Now, some 30 years later, Pawar cannot disassociate himself from the Dynamix group. KM Goenka’s son, Vinod Goenka, happens to be the partner-promoter of DB Realty, the real estate firm that is currently under the CBI’s scanner following the arrest of its managing director Shahid Usman Balwa in the 2G spectrum scam. DB Realty owns Swan Telecom, a beneficiary of 2008’s spectrum allocation that later sold a 45 per cent stake to UAE-based Etisalat at a huge premium, and the company is found to have routed funds to Kalaignar TV, a family business of the DMK leader Karunanidhi, by way of an alleged bribe.
So clear are the links that Pawar’s regular supporters have been looking the other way instead of rushing to his aid, as they usually do. Vinod Goenka, his close associate’s son, has been questioned by the CBI. And Balwa, one of India’s youngest billionaires, is lodged in Tihar jail. Sensing opportunity, even the somnolent BJP of Maharashtra has sprung an attack on Pawar for his Goenka affiliation. Barely a week ago, Leader of the Opposition Eknath Khadse struck hard in the Assembly by waving documents that allegedly prove Pawar’s closeness to Balwa. On 8 February 2010, Khadse said, Pawar and his wife Pratibha had accompanied Balwa to Dubai along with Inderjit Singh Bindra (president of the Punjab Cricket Association), Shashank Manohar (BCCI president) and his wife Varsha, aboard a plane owned by Eon Aviation, a subsidiary of DB Realty. According to Khadse, ICC Chief Executive Harhoon Lorgat and Balwa’s partner Vinod Goenka were also on the same flight. “I have documents from the Air Traffic Control to prove it. Why is the Government not proving Goenka’s links with the underworld? Footage obtained from the wedding of Dawood Ibrahim’s daughter shows Goenka hugging Dawood. If Bharat Shah [a film financier] could be put behind bars for two years for talking to Dawood, then why not probe Goenka?” asks Khadse.

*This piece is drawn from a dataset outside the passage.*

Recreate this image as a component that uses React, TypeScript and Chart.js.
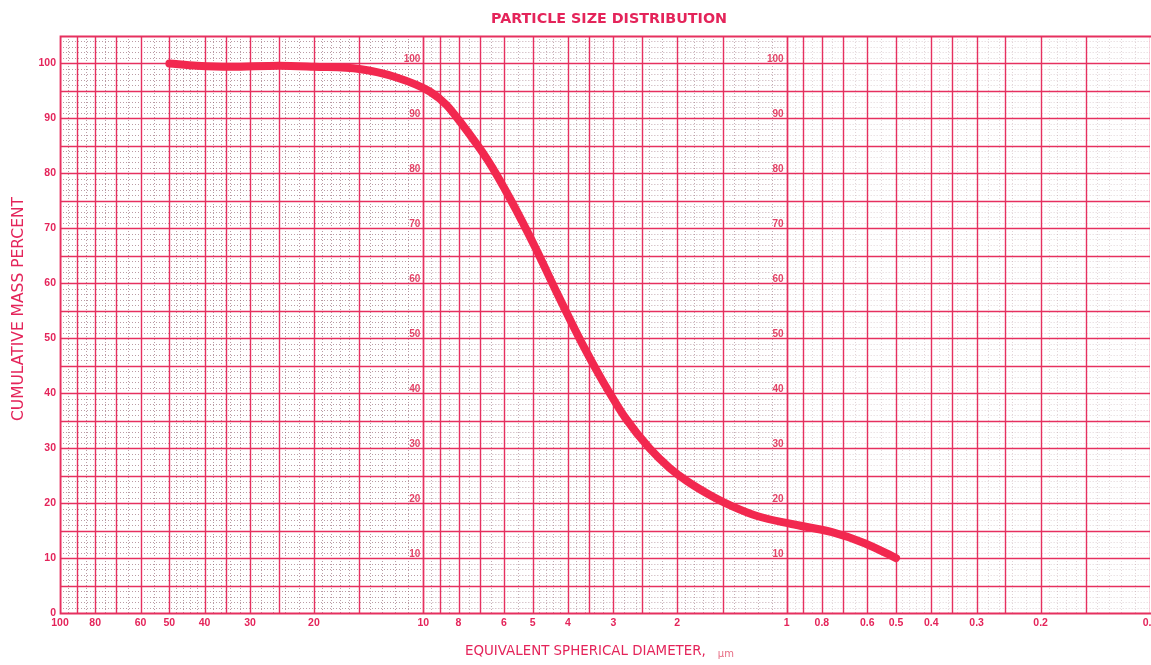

Under normal circumstances, all this would be scurrilous enough to hog nationwide attention. But the din of the euphoria of India’s success in cricket, with which Pawar is only too glad to associate more closely, has drowned out anything Khadse and others may have said.
Just how real Pawar’s passion for cricket is, nobody quite knows. In 1967, when he joined politics, his only connection to the game was his father-in-law, Sada Shinde, a leg spinner with India’s Test squad that toured England in 1946. But Pawar burst onto the Indian cricket scene only in 2001, when he defeated the better-deserving Ajit Wadekar in an election to the Mumbai Cricket Association. Back then, it seemed like a harmless bit of hobbyism. But events on and off the field since then, and how they have worked in the Maratha strongman’s favour, would overturn that view comprehensively.
No other Indian politician accused of corruption so often has survived well enough to retain his clout at the top of India’s political order. Don’t forget, this is one of the two leaders once seen as challengers to Narasimha Rao’s prime ministership in the early 1990s (the other, Arjun Singh, has passed away). After that, he led the anti-Sonia faction of the Congress on the ‘foreign origin’ issue, and has survived that episode too, though as a leader of the breakaway Nationalist Congress Party (NCP).
But lately, Pawar has been mumbling about wanting to be relieved of some of his responsibilities. Last year, he told journalists that he had asked the PM exactly that—a lighter burden of charge in the ruling coalition. And now, as Anna Hazare’s agitation for the long-dangling Lokpal Bill gains force, Pawar has indicated a willingness to give up his place among the Group of Ministers looking into the matter. (Tackling corruption, after all, is the point of the Bill.)
Observers, however, suspect some other game at play in all these renunciatory pleas. Even last year, Pawar was roundly criticised for his attempt to distance himself from India’s food availability crisis, especially since he showed no reluctance in taking over the post of ICC President. Today, as yet another scandal threatens to engulf him, it is easy to understand why he sees cricket of vital importance to his future as a powerful politician.
When Open tried to contact Pawar about the latest set of charges against him, he was unavailable for comment. However, on several occasions, he has dismissed any links with Balwa. He once said that Balwa is 36, while he is 70 years old, so it would be ridiculous to suggest that they are friends. In February this year, after Balwa’s arrest, Pawar categorically denied any association yet again. “I have no links with Shahid Balwa,” Pawar told the media. On being asked further questions about Dynamix’s business links with Baramati Agro Ltd, his own family-run business, he brought ageist logic back into play. “Dynamix was formed 26 years ago when Shahid Balwa was a child,” he said, adding for good measure, “A foreign firm holds 51 per cent of its shares, while the rest are held by farmers.”
If Pawar thinks he stands absolved, it may just be a momentary deafness caused by the cricket celebrations. There is an IPL season about to start, too, but sooner or later, the questions will begin to be heard above the din.